Syntechs tries to recruit me nine years later – why?

 A few weeks ago I received an e-mail from a national called Syntechs. Synergy Technical Solutions Corporation, also known as Syntechs, was established in 1994 and is based in Boca Raton, Florida. The company offers contract work to techs in the area of onsite flat panel TV repair and some point-of-sale devices.

 Dear Rick Savoia,

Thank you for visiting and submitting your resume. I am the recruiter responsible for your region. I have reviewed your resume and would like to discuss with you the field engineer position available in your area.

Syntechs is an onsite national solutions provider that has relationships with various manufacturer’s and warranty companies.

Please respond via email at, or contact me at [phone number] so that we may discuss with you in more detail what the position entails.

You may also update your profile by visiting [link to secure login page]. Your Resume ID is [id number] and the zip code on file is 32701.

I look forward to hearing from you.


Michael Credidio
Vendor Recruiting

If you’re a tech who has been in business for awhile and has worked for a few nationals and service platforms, you probably receive recruitment e-mails and solicitations for work from such companies from time to time. I’ve received many solicitations for contract work from nationals in my day, so I wasn’t particularly surprised to find this sitting in my inbox. What I did find interesting, though, was the seemingly disingenuous and spammy nature of this one, particularly because it was allegedly sent from a company that is fairly well known by technicians in the industry. Their reputation precedes them, and it is a questionable one at that.

In the e-mail, Michael Credidio claims that I visited and submitted a resume, which supposedly they have on file. I took issue with it for a several of reasons. For starters, I don’t usually send my professional resume to national contractors. The zip code they had on file was another clue, as it would not be used as contact information on a current resume. It was the zip code of my computer store, which at the time was a retail location in Altamonte Springs, Florida. I moved my business out of that area nearly nine years ago, so if I ever did contact them or send them a resume, which I doubt, they sure took a long time to get back to me.

The third reason was because I couldn’t log into their site to verify any of this.

If they had my resume for nine years and were just now contacting me “for an interview”, I wanted to investigate and find out why. I followed the link, which went to a recruitment form page. I had to click another link on that page to access the ‘Resume Login” page. The ID and zip code they provided in the e-mail were invalid.

So, now comes the big question. If the ID and zip code were not valid login credentials as advertised, what was the point of the e-mail?

To find out, I called Syntechs and spoke directly to Mr. Credidio. As it turns out, he really didn’t have my resume. Apparently I filled out an online application to join Syntechs and he was working off the information I provided in the online form. Ironically, the date of submission was the same day I joined Onforce in May 2004.

So, why was he contacting me just now, nearly nine years after I submitted it? According to Mr. Credidio, Syntechs already had a “field engineer” assigned to that area at the time, which is why they never even responded to the application when it was first submitted (how cordial of them). Apparently they recently parted ways with this individual and were now seeking a replacement. They attempted to contact me using the phone number on file but the number was no longer working, so they sent me an e-mail instead.

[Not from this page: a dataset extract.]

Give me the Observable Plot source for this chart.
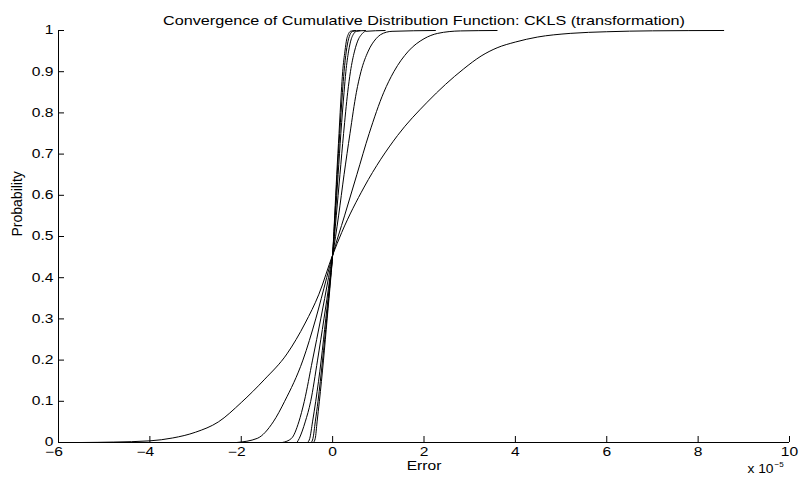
<!DOCTYPE html>
<html><head><meta charset="utf-8">
<script src="https://cdn.jsdelivr.net/npm/d3@7"></script>
<script src="https://cdn.jsdelivr.net/npm/@observablehq/plot@0.6"></script>
<style>
body{margin:0;background:#fff}
#chart svg{font-family:"Liberation Sans",Arial,Helvetica,sans-serif;}
</style>
</head><body><div id="chart"></div>
<script>
// Each curve: error values (units of 1e-5) and cumulative probability values
const curveA_x = [-5.5, -4.8, -4.0, -3.5, -3.0, -2.5, -2.0, -1.5, -1.0, -0.6, -0.3, 0, 0.2, 0.69, 1.42, 2.07, 2.87, 3.25, 3.6, 4.0, 4.48, 5.2, 6.0, 7.0, 8.56];
const curveA_p = [0, 0.001, 0.004, 0.011, 0.025, 0.05, 0.097, 0.152, 0.215, 0.29, 0.36, 0.455, 0.51, 0.62, 0.745, 0.826, 0.907, 0.938, 0.958, 0.972, 0.984, 0.993, 0.997, 0.9992, 1];
const curveB_x = [-2.1, -1.65, -1.3, -1.05, -0.65, -0.37, -0.13, 0, 0.26, 0.53, 0.8, 1.12, 1.34, 1.66, 2.0, 2.3, 2.8, 3.6];
const curveB_p = [0, 0.01, 0.05, 0.1, 0.2, 0.3, 0.4, 0.455, 0.55, 0.65, 0.75, 0.85, 0.9, 0.95, 0.98, 0.993, 0.999, 1];
const curveC_x = [-1.1, -0.9, -0.74, -0.62, -0.44, -0.26, -0.09, 0, 0.13, 0.25, 0.38, 0.52, 0.62, 0.78, 0.95, 1.05, 1.3, 2.25];
const curveC_p = [0, 0.01, 0.05, 0.1, 0.2, 0.3, 0.4, 0.455, 0.55, 0.65, 0.75, 0.85, 0.9, 0.95, 0.98, 0.99, 0.998, 1];
const curveD_x = [-0.78, -0.73, -0.6, -0.48, -0.33, -0.19, -0.06, 0, 0.08, 0.16, 0.24, 0.33, 0.39, 0.48, 0.57, 0.63, 0.72, 1.15];
const curveD_p = [0, 0.01, 0.05, 0.1, 0.2, 0.3, 0.4, 0.455, 0.55, 0.65, 0.75, 0.85, 0.9, 0.95, 0.98, 0.99, 0.998, 1];
const curveE_x = [-0.55, -0.5, -0.44, -0.37, -0.25, -0.15, -0.05, 0, 0.06, 0.12, 0.18, 0.25, 0.29, 0.35, 0.41, 0.45, 0.52, 0.72];
const curveE_p = [0, 0.01, 0.05, 0.1, 0.2, 0.3, 0.4, 0.455, 0.55, 0.65, 0.75, 0.85, 0.9, 0.95, 0.98, 0.99, 0.998, 1];
const curveF_x = [-0.47, -0.43, -0.38, -0.32, -0.22, -0.13, -0.045, 0, 0.05, 0.1, 0.155, 0.215, 0.25, 0.3, 0.35, 0.38, 0.44, 0.6];
const curveF_p = [0, 0.01, 0.05, 0.1, 0.2, 0.3, 0.4, 0.455, 0.55, 0.65, 0.75, 0.85, 0.9, 0.95, 0.98, 0.99, 0.998, 1];
const curveG_x = [-0.42, -0.38, -0.34, -0.29, -0.2, -0.12, -0.04, 0, 0.045, 0.09, 0.14, 0.19, 0.22, 0.27, 0.31, 0.34, 0.39, 0.5];
const curveG_p = [0, 0.01, 0.05, 0.1, 0.2, 0.3, 0.4, 0.455, 0.55, 0.65, 0.75, 0.85, 0.9, 0.95, 0.98, 0.99, 0.998, 1];
const seriesNames = ["A", "B", "C", "D", "E", "F", "G"];
const seriesX = [curveA_x, curveB_x, curveC_x, curveD_x, curveE_x, curveF_x, curveG_x];
const seriesP = [curveA_p, curveB_p, curveC_p, curveD_p, curveE_p, curveF_p, curveG_p];

const xTicks = [-6, -4, -2, 0, 2, 4, 6, 8, 10];
const yTicks = [0, 0.1, 0.2, 0.3, 0.4, 0.5, 0.6, 0.7, 0.8, 0.9, 1];
const titleText = "Convergence of Cumulative Distribution Function: CKLS (transformation)";
const xLabel = "Error";
const yLabel = "Probability";
const xMultiplier = "x 10";
const xExponent = "−5";
const minusSign = "−";

const rows = [];
seriesX.forEach((xs, i) => xs.forEach((x, j) => rows.push({series: seriesNames[i], x, p: seriesP[i][j]})));

const W = 800, H = 483, mL = 58, mR = 11, mT = 30, mB = 41;
const plotW = W - mL - mR, plotH = H - mT - mB;
const tickLen = 6;
const FS = 12;
const SX = 1.3;

const chart = Plot.plot({
  width: W, height: H,
  marginLeft: mL, marginRight: mR, marginTop: mT, marginBottom: mB,
  style: {fontSize: FS + "px", fontFamily: "'Liberation Sans', Arial, sans-serif", color: "#000", background: "#fff"},
  x: {domain: [-6, 10], ticks: xTicks, label: null},
  y: {domain: [0, 1], ticks: yTicks, label: null, tickFormat: d3.format("~g")},
  marks: [
    // digits centred on the tick, minus sign hanging to the left (MATLAB style)
    Plot.axisX(xTicks, {tickSize: 0, tickPadding: 5, label: null, fontSize: FS, tickFormat: d => String(Math.abs(d))}),
    Plot.text(xTicks.filter(d => d < 0), {x: d => d, text: () => minusSign, frameAnchor: "bottom", lineAnchor: "top", textAnchor: "end", dx: -FS * 0.556 * SX / 2, dy: 5, fontSize: FS}),
    Plot.axisY(yTicks, {tickSize: 0, tickPadding: 5, label: null, fontSize: FS, tickFormat: d3.format("~g")}),
    Plot.line(rows, {x: "x", y: "p", z: "series", stroke: "#000", strokeWidth: 1, curve: "monotone-x"}),
    Plot.ruleY([0], {stroke: "#000", strokeWidth: 1}),
    Plot.ruleX([-6], {stroke: "#000", strokeWidth: 1}),
    Plot.tickY(yTicks, {y: d => d, stroke: "#000", insetRight: plotW - tickLen}),
    Plot.tickX(xTicks, {x: d => d, stroke: "#000", insetTop: plotH - tickLen}),
    Plot.text([titleText], {frameAnchor: "top", dy: -14, fontSize: FS}),
    Plot.text([yLabel], {frameAnchor: "left", rotate: -90, dx: -41, fontSize: 14}),
    Plot.text([xLabel], {frameAnchor: "bottom", dy: 27.5, fontSize: FS}),
    Plot.text([xMultiplier], {frameAnchor: "bottom-right", textAnchor: "end", dx: -16, dy: 30, fontSize: FS}),
    Plot.text([xExponent], {frameAnchor: "bottom-right", textAnchor: "start", dx: -15, dy: 24, fontSize: 8})
  ]
});
document.getElementById("chart").appendChild(chart);
// widen horizontal text glyphs to match the reference's wide lettering
d3.select(chart).selectAll("text").each(function () {
  const t = this.textContent;
  if (t === yLabel || t === xExponent) return;
  const sx = t === titleText ? 1.35 : t === xMultiplier ? 1.15 : SX;
  const tr = this.getAttribute("transform") || "";
  this.setAttribute("transform", (tr + ` scale(${sx},1)`).trim());
});
</script>
</body></html>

I told him that when I attempted to access the web site to view my “profile”, the ID and zip code came back as invalid. He explained that after two to three weeks of the e-mail solicitation my profile was placed on “inactive” status. When I told him that I attempted to log in several times within 48 hours after receiving the e-mail, he dodged the question entirely.

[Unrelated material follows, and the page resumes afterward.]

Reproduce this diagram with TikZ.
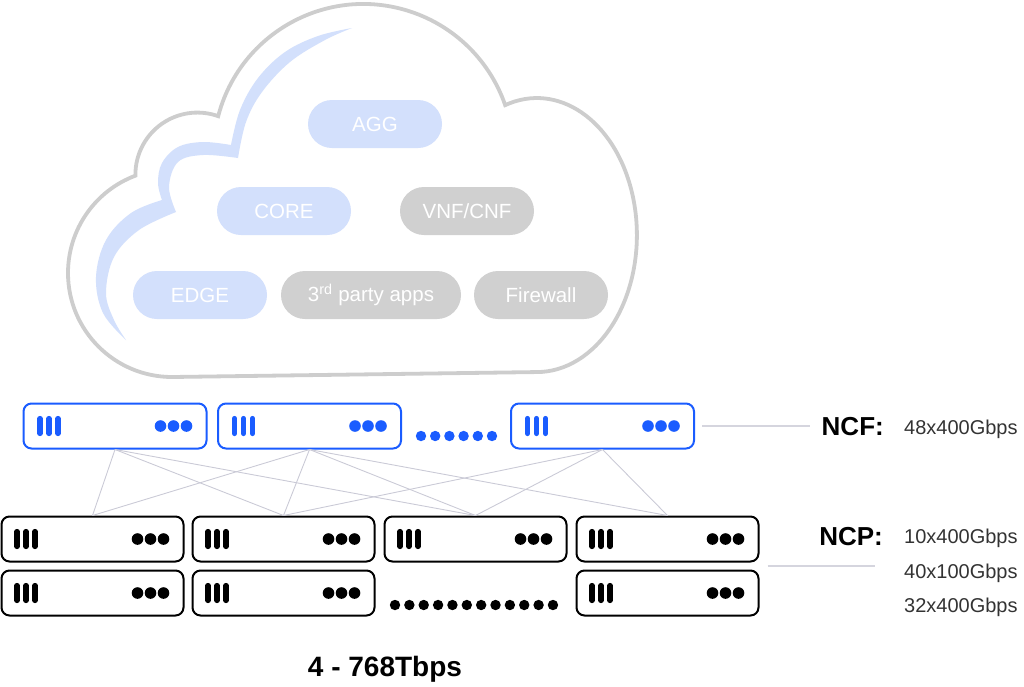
\documentclass[tikz,border=0pt]{standalone}
\usepackage{fontspec}
\setmainfont{Liberation Sans}
\usepackage{xcolor}
\usetikzlibrary{positioning, calc}

\definecolor{ncfblue}{HTML}{1A5CFF}
\definecolor{cloudgray}{HTML}{CDCDCD}
\definecolor{pillblue}{HTML}{D3E0FC}
\definecolor{pillgray}{HTML}{D0D0D0}
\definecolor{meshgray}{HTML}{CACAD6}

\begin{document}
\begin{tikzpicture}[
    x=1pt, y=-1pt,
    every node/.style={align=center},
    pill/.style={rectangle, rounded corners=24pt, minimum width=134pt, minimum height=48pt, inner sep=0pt, text=white, font=\fontsize{20.5}{24}\selectfont},
    bluepill/.style={pill, fill=pillblue},
    graypill/.style={pill, fill=pillgray},
    ncfbox/.style={rectangle, rounded corners=8pt, minimum width=183pt, minimum height=45pt, inner sep=0pt, draw=ncfblue, line width=2pt},
    ncpbox/.style={rectangle, rounded corners=8pt, minimum width=182pt, minimum height=45pt, inner sep=0pt, draw=black, line width=2pt},
    ncfbar/.style={draw=ncfblue, line width=5.2pt, line cap=round},
    ncpbar/.style={draw=black, line width=5.2pt, line cap=round},
    mesh/.style={draw=meshgray, line width=0.9pt},
    tickline/.style={draw=meshgray!80, line width=1.2pt},
    tag/.style={anchor=base east, inner sep=0pt, font=\bfseries\fontsize{26}{30}\selectfont},
    rate/.style={anchor=base west, inner sep=0pt, text=black!80, font=\fontsize{20}{24}\selectfont}
]
\useasboundingbox (0,0) rectangle (1024,686);

% Cloud outline
\draw[cloudgray, line width=3.8pt, fill=white] (172,377)
    arc[start angle=90, end angle=249.4, radius=104]
    arc[start angle=179, end angle=289.6, radius=62]
    arc[start angle=194.6, end angle=341, radius=150]
    arc[start angle=251.5, end angle=450, x radius=100, y radius=137]
    -- cycle;

% Swoosh
\fill[pillblue]
    plot[smooth, tension=0.6] coordinates {(352,28) (318,36) (285,52) (258,78) (240,110) (231,145)}
    -- plot[smooth, tension=0.6] coordinates {(231,145) (203,142) (178,147) (162,163) (158,183) (162,200)}
    -- plot[smooth, tension=0.6] coordinates {(162,200) (131,213) (106,240) (96,277) (103,313) (126,340)}
    -- plot[smooth, tension=0.6] coordinates {(126,340) (114,320) (106,293) (114,257) (139,230) (176,212)}
    -- plot[smooth, tension=0.6] coordinates {(176,212) (169,187) (178,162) (203,155) (238,158)}
    -- plot[smooth, tension=0.6] coordinates {(238,158) (246,122) (262,92) (290,62) (325,40) (352,28)}
    -- cycle;

% Cloud services
\node (agg) [bluepill] at (375,124) {AGG};
\node (core) [bluepill] at (284,211) {CORE};
\node (vnf) [graypill] at (467,211) {VNF/CNF};
\node (edge) [bluepill] at (200,295) {EDGE};
\node (apps) [graypill, minimum width=180pt] at (371,295) {3\textsuperscript{rd} party apps};
\node (firewall) [graypill] at (541,295) {Firewall};

% NCF layer
\node (ncf1) [ncfbox] at (115,426) {};
\node (ncf2) [ncfbox] at (309.5,426) {};
\node (ncf3) [ncfbox] at (602.5,426) {};

% NCP layer
\node (ncpa1) [ncpbox] at (92.5,539) {};
\node (ncpa2) [ncpbox] at (283.5,539) {};
\node (ncpa3) [ncpbox] at (475.5,539) {};
\node (ncpa4) [ncpbox] at (667.5,539) {};
\node (ncpb1) [ncpbox] at (92.5,593) {};
\node (ncpb2) [ncpbox] at (283.5,593) {};
\node (ncpb4) [ncpbox] at (667.5,593) {};

% Mesh
\foreach \t in {ncpa1,ncpa2,ncpa3} \draw[mesh] (ncf1.south) -- (\t.north);
\foreach \t in {ncpa1,ncpa2,ncpa3,ncpa4} \draw[mesh] (ncf2.south) -- (\t.north);
\foreach \t in {ncpa2,ncpa3,ncpa4} \draw[mesh] (ncf3.south) -- (\t.north);

% Ports and leds
\foreach \b in {ncf1,ncf2,ncf3} {
    \foreach \dx in {17.5,26.5,35.5} \draw[ncfbar] ($(\b.west)+(\dx,-7.5)$) -- ++(0,15);
    \foreach \dx in {47,34,21} \fill[ncfblue] ($(\b.east)+(-\dx,0)$) circle[radius=5.8];
}
\foreach \b in {ncpa1,ncpa2,ncpa3,ncpa4,ncpb1,ncpb2,ncpb4} {
    \foreach \dx in {16.5,25.5,34.5} \draw[ncpbar] ($(\b.west)+(\dx,-7.5)$) -- ++(0,15);
    \foreach \dx in {47,34,21} \fill[black] ($(\b.east)+(-\dx,0)$) circle[radius=5.8];
}

% More units
\foreach \i in {0,...,5} \fill[ncfblue] (421+\i*14.2,436) circle[radius=5.2];
\foreach \i in {0,...,11} \fill[black] (395+\i*14.36,605) circle[radius=5.2];

% Labels
\coordinate (ncftick) at (810,426);
\coordinate (ncptick) at (875,566);
\draw[tickline] ([xshift=7pt]ncf3.east) -- (ncftick);
\draw[tickline] ([xshift=8pt]$(ncpa4.east)!0.5!(ncpb4.east)$) -- (ncptick);

\node (ncf) [tag] at (884,435) {NCF:};
\node (ncp) [tag] at (883,545) {NCP:};
\node (ncfrate) [rate] at (904,434) {48x400Gbps};
\node (ncprate1) [rate] at (904,543) {10x400Gbps};
\node (ncprate2) [rate] at (904,578) {40x100Gbps};
\node (ncprate3) [rate] at (904,612) {32x400Gbps};
\node (total) [anchor=base, inner sep=0pt, font=\bfseries\fontsize{28}{32}\selectfont] at (385,676) {4 - 768Tbps};

\end{tikzpicture}
\end{document}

After speaking with Mr. Credidio, the e-mail didn’t seem quite so spammy, but it still didn’t sound like such a great opportunity. If they were searching for a replacement for my area, why go all the way back for leads using information that was nearly a decade old? Why not start fresh from the top of the stack? After all, an old phone number that was no longer working with no forwarding number is a fairly reliable indicator that the business may no longer be around, at least not in the area they allegedly needed to cover.

The only reason it would make any sense to go that far back in time to find a new tech is if they had no other current leads and exhausted all possible options to find one. In other words, perhaps no one within reasonable driving distance to Altamonte Springs is willingly signing up to join Syntechs anymore.

This scenario actually makes sense, given the current reputation of this company within the field tech community. Syntechs is fairly well known among service technicians for their restrictive non-disclosure agreements, unreasonably low rates and a notorious propensity for not paying for the job after work is completed. Numerous discussions on tech discussion boards, forums including The Force Field Forums and consumer complaint sites have well documented their antics. The company has a very low rating in the National Contractor Directory and the comments from techs are overwhelmingly negative.

Would I work for this company? No, but I’ve retired from IT field service since my initial application and no longer perform contract work for any of these nationals, so the question is no longer at issue.

The question is, would you? Given the ratings and reviews of this company and the recent attempt to recruit someone based on an application submitted nearly a decade ago, would you work for Syntechs? Why or why not?